Thursday, 20 July 2023: 9:15 AM
Madison Ballroom A (Monona Terrace)
The period between 26 December 2022 and 17 January 2023 featured several Pacific winter storms that led to nine landfalling atmospheric rivers (ARs) in California. These nine ARs produced a 21-day time-integrated integrated vapor transport (IVT) magnitude into northern California that exceeded all other 21-day periods in the 1959-present ECMWF ERA5 period of record, surpassing previous active periods that occurred during February 1986 and December/January 2005/2006. The full 23-day period featured rainfall records at Oakland (18.33”), San Francisco (15.28”), and Stockton (10.79”) with a maximum of 47.74” observed near Honeydew, California and 240” of snow at Mammoth Mountain. The development of the nine ARs was facilitated by a regime transition over the North Pacific in mid-December that favored the establishment of a zonally extended North Pacific jet stream, repeated cyclogenesis, a persistent corridor of enhanced low-level frontogenesis, and the poleward transport of water vapor over the Northeast Pacific.

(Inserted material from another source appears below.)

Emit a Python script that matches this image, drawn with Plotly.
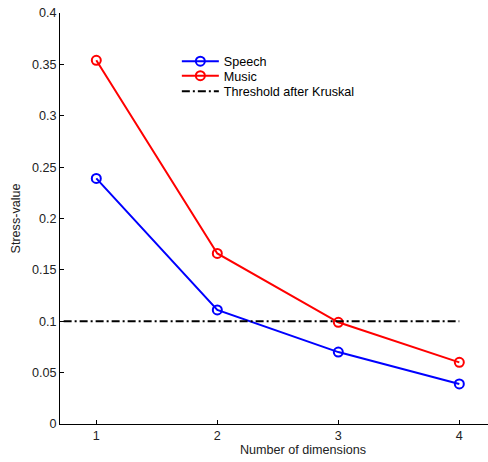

On the mesoscale, several of the landfalling ARs featured or occurred coincidentally with mesoscale frontal waves, narrow cold frontal rainbands, the Sierra Barrier jet, and convection that influenced precipitation intensity, precipitation distributions, predictability, and a myriad of hazardous weather. This presentation will (1) further place the events of late December 2022 and early January 2023 into climatological perspective within an AR and hydrometeorological framework; (2) illustrate the unique persistent large-scale flow associated with the zonally extended North Pacific jet stream; and (3) document the unique synoptic and mesoscale characteristics of the nine landfalling ARs and their tandem beneficial and hazardous impacts to California.